Taxpayers who choose not to itemize deductions on their tax return can take a standard deduction. The amount of the deduction is based on your filing status, age, and whether or not you’re claimed as a dependent on someone else’s tax return. 

6. Charitable Contribution.

A charitable contribution is a type of itemized deduction. When it comes to charitable giving, unfortunately acting as your best friend’s wingman isn’t going to save you any money at tax time.

Charitable contributions can earn you an itemized tax deduction when you donate to a qualifying non-profit organization, charity, or private foundation. These gifts are commonly made in the form of cash, but can also include real estate, clothing, appreciated securities or other assets.

To determine if the organization that you have contributed to qualifies for income tax deduction purposes, refer to the IRS’s Exempt Organizations Select Check tool.

7. Adjusted Gross Income.

Adjusted Gross Income or AGI, is all the personal income you receive over the course of the year, minus certain types of deductions noted above. These include such things as retirement plan contributions, some unreimbursed business expenses, moving costs, and alimony payments.

8. Exemption.

Tax exemptions are specific amounts that reduce how much of your taxable income is taxable. For Tax Year 2015, each tax exemption is worth $4,000.

Generally, you can claim one exemption for yourself and one for your spouse assuming you’re married. You can also claim one exemption for each dependent. Be aware, while you may think differently, your spouse is never considered your dependent.

9. Taxable Income.

Taxable income is calculated by taking your adjusted gross income and subtracting your total exemptions and itemized deductions. It determines your tax liability before tax credits.

10. Tax Credit.

Happiness is a tax credit!

A tax credit is a dollar-for-dollar reduction of the amount you owe.
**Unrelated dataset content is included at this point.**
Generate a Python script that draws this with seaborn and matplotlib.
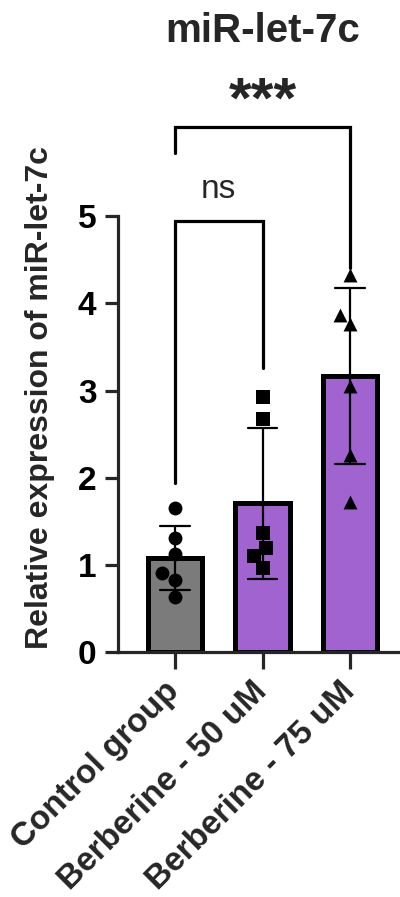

For example, you may be eligible for the Plug-in Drive Vehicle credit, between $2,500 & $7,500, if you purchased a car that draws energy from a battery with at least 4 kilowatt hours, was purchased in or after 2010, and began driving it in the year in which you’re claiming the credit.

These credits are designed to reward behaviors that the government deems important.

Knowing your basic tax terminology is the first step toward saving money on your taxes. When you know the terms and the rules, you’ll be able to avoid overpaying on your taxes while maximizing your refund. Be sure to choose direct deposit when you e-file for one of the fastest ways to get your refund.